Paired with the specs is the food transmittal system, a deal to buy 75 percent of food product from Sysco. Properties get annual bonuses based on compliance, and the system has been running at 80 percent and above.
To help ensure compliance and track participation, Palmietto makes available a computer program tailored to the need. “Instead of them handing in a stack of invoices with a printer tape from the calculator, they have a program that organizes their invoices, that gives them raw food cost awareness, primary purchase awareness— and moreover, it is a system that is standard across our company.”
Chapman gives it high marks. “You can look at it every day and know exactly where you are and what you are spending,” he says.

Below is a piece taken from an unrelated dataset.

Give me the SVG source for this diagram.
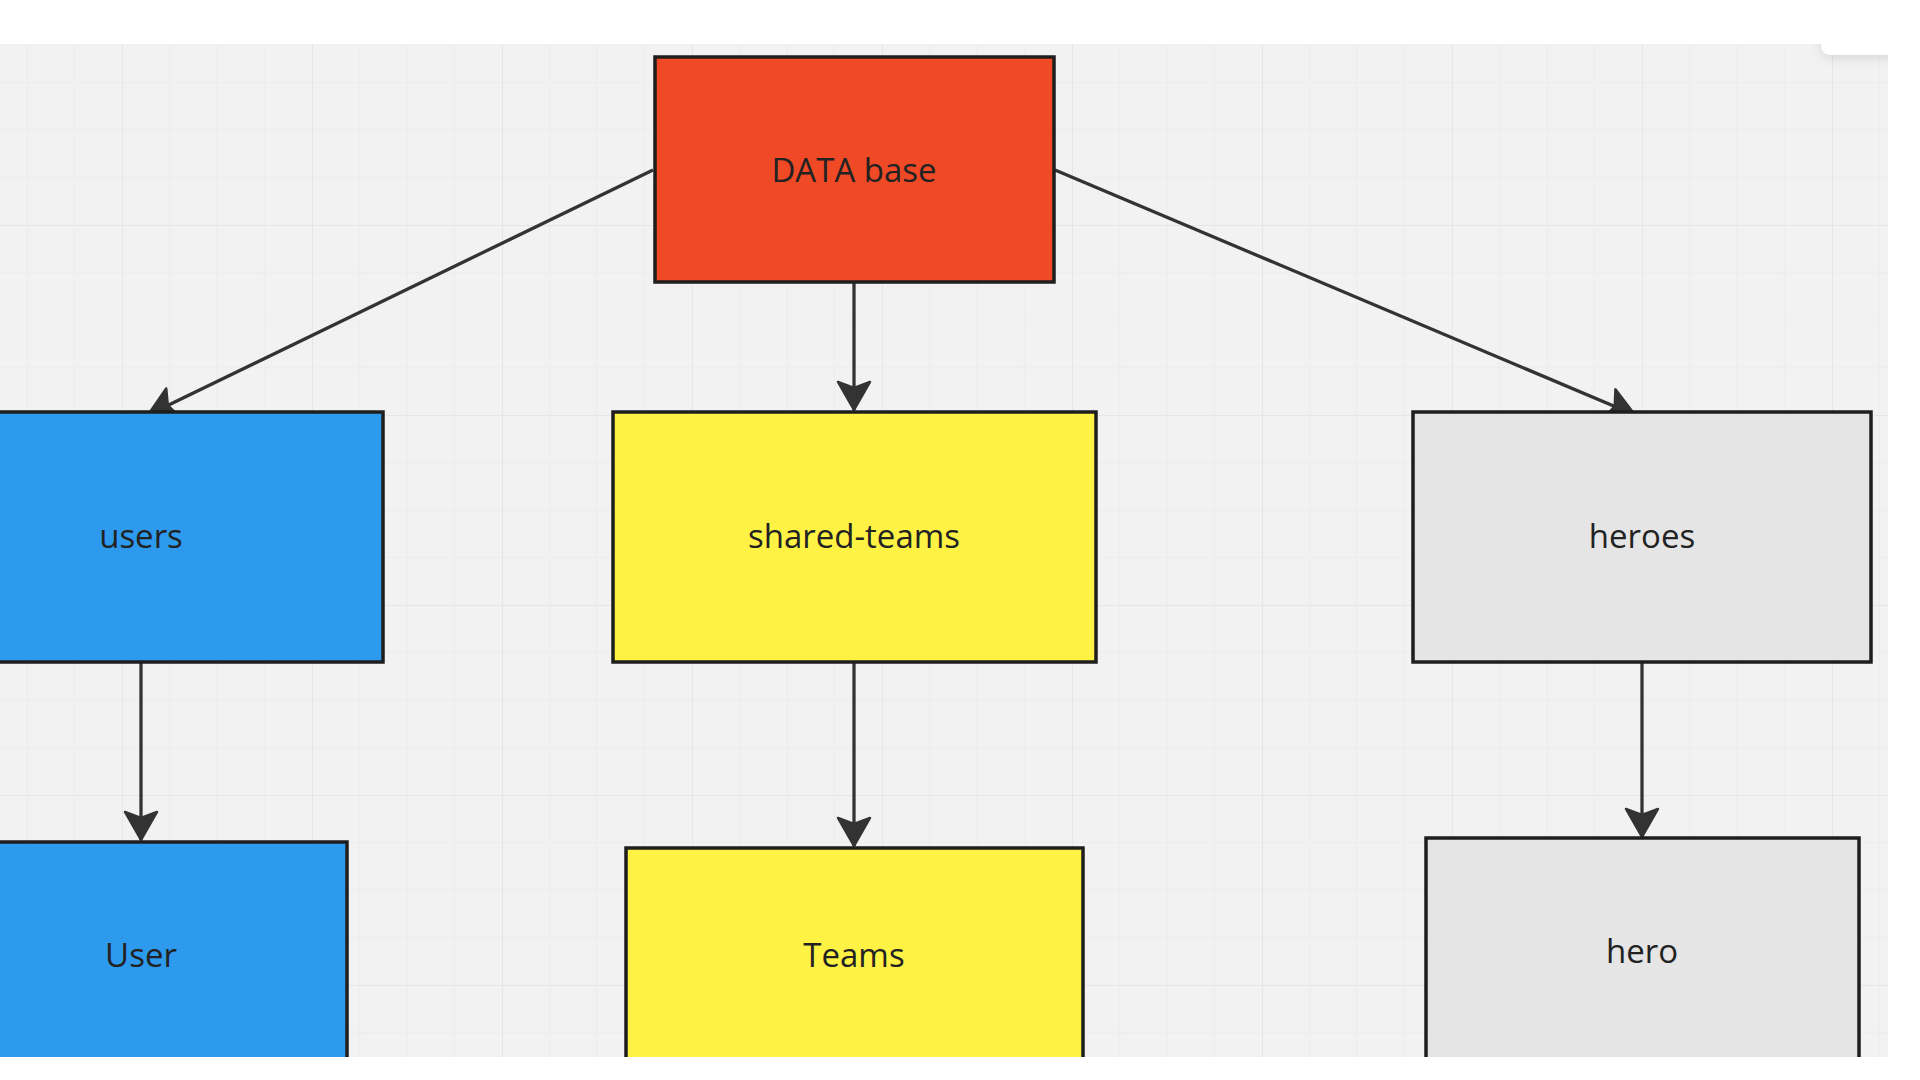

Looking beyond purchasing issues, Palmietto also has put in place an inventory system meant to free up cash throughout the system. “That allows us not to have too much product on the shelf that is not being utilized,” Palmietto says.
Chefs are asked to predict the standard use of a product for a given week. They are given an inventory budget, plus extra for banquets, and are measured against their ability to stick to the budget. Chefs report their spending monthly to corporate and regional leaders. If they go over by $1,000 they need to explain what happened: Did a banquet cancel? Did they over-order?

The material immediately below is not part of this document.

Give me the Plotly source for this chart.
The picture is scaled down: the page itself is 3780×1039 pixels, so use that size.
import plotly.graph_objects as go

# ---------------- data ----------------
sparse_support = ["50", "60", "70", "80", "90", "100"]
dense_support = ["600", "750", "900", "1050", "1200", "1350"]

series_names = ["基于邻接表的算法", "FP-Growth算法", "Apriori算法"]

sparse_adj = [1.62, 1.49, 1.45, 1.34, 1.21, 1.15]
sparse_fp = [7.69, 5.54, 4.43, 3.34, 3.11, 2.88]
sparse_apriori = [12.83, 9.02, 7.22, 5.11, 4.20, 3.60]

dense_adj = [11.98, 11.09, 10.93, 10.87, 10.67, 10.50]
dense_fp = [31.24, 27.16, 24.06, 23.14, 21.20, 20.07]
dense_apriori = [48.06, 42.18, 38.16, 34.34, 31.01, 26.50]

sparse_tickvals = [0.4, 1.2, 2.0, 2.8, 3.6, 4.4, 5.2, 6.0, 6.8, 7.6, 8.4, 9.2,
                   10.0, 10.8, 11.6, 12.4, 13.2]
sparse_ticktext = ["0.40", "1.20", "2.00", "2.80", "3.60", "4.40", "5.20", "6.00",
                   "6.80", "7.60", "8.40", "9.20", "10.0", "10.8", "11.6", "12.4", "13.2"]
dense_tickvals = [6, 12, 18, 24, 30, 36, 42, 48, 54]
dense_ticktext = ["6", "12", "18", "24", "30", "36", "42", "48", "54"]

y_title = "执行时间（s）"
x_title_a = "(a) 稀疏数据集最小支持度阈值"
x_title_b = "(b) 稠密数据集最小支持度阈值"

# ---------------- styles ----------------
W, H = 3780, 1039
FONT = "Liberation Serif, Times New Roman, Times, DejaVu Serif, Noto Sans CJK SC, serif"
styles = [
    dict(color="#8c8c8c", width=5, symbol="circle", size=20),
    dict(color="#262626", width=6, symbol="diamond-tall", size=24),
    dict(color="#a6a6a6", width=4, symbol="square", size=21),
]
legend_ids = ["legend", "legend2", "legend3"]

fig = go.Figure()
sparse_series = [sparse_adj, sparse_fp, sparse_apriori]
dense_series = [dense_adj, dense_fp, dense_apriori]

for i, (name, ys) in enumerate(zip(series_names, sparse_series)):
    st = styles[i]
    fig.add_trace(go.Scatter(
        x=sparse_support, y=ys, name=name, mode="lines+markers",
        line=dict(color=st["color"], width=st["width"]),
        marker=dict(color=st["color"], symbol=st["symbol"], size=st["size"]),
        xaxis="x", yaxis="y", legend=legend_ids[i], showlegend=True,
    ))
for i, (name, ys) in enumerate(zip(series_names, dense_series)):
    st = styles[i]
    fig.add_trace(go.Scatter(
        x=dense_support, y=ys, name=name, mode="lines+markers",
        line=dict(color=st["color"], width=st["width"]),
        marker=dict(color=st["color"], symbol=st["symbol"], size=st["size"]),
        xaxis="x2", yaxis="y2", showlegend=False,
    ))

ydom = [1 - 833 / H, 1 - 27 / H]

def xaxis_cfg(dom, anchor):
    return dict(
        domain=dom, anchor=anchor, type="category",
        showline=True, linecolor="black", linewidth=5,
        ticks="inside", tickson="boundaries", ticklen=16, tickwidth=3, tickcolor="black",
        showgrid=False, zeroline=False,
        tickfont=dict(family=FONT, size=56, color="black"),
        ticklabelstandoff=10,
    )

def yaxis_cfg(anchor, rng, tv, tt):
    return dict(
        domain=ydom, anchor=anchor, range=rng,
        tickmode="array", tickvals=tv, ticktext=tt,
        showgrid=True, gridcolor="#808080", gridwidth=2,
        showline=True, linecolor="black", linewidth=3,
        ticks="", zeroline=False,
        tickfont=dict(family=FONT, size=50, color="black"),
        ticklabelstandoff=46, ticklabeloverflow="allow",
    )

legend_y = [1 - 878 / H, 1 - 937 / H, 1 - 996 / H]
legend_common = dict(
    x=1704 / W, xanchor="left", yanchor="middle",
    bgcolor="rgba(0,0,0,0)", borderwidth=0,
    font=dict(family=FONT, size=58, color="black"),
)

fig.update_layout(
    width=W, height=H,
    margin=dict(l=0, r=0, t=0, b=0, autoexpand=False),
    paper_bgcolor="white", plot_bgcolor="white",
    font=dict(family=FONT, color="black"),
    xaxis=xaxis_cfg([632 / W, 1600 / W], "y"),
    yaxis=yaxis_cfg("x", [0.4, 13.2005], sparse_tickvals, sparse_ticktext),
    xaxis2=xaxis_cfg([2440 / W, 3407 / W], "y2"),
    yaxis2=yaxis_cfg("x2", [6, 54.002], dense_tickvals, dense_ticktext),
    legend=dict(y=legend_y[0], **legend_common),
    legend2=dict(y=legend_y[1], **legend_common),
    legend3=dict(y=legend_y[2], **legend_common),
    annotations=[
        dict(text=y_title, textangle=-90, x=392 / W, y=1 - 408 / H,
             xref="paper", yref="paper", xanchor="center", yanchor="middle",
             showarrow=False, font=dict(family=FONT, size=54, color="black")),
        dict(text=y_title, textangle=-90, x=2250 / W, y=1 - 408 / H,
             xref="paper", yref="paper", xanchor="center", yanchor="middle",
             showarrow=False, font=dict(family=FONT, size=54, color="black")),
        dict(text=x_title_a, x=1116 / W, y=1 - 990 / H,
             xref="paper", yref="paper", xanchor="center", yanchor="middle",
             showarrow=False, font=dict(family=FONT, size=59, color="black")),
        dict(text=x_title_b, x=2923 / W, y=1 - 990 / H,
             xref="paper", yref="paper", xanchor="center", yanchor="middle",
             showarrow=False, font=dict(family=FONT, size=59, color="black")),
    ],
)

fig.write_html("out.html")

Palmietto describes it as budgeting based on reality rather than on wishful thinking. “In the past a lot of chefs were told, you can have X amount of inventory on your shelves,” he says. “I have thrown out that theory. I really believe it is more about the chef learning what they really need on the shelf, not what they want on the shelf.”
In the past, inventory ran at 10.5 percent of sales. Under the new “base par” system inventory hovers below 8 percent, freeing up some $3 million for other uses.
“It lets us reduce waste and theft in our inventories,” Palmietto says. “It reduces the time it takes to take inventory. It provides awareness of actual product needs and it raises a chef’s awareness of inventory levels.”
Systemwide specs, base par inventory—all these demand a high level of centralized management. It’s a notion that does not always sit well with the ground-level leadership.
Palmietto says he gets calls daily from chefs concerned about losing control of their operations. He answers with a kind of tough love. “We have to look at the system as a whole,” he says. “The system is there for John Q. Hammons hotels. Is it going to fit every hotel perfectly? No, that is not going to happen. But I have tried to create something that is going to work for the majority of hotels.”
In reality, chefs say, the small degree of autonomy they lose is worth the long-term gains.
“There are maybe certain things you can get less expensively from other vendors on a one-shot deal,” Quatrochi says. “But you are free to do that anyway. And, realistically, you are at the mercy of the marketplace that way, as compared with the security you get from the national contracts.”
National oversight comes easier at John Q. Hammons than it might elsewhere. These are heartland hotels, which means chefs’ more whimsical ideas typically don’t make the menu. This is turn simplifies management of the system.
“For some of the executive chefs out there, they are constantly changing and going with the new trends,” Palmietto says. “We believe in more consistency, we believe in a steady business plan. We know what works in our markets and we try not to go too far out on a limb when it comes to trends.”
That means Palmietto can set the specs with confidence. He can control costs overall, which in turn frees up chefs to handle more important things.
“There are areas I need the F&B team to focus on, rather than worrying about the basics,” he says. “If the purchasing system is solid, that is something they don’t have to worry about. They can go ahead and manage their people, they can manage productivity, they can manage their creativity. They can do all that because I am giving them the basic systems.”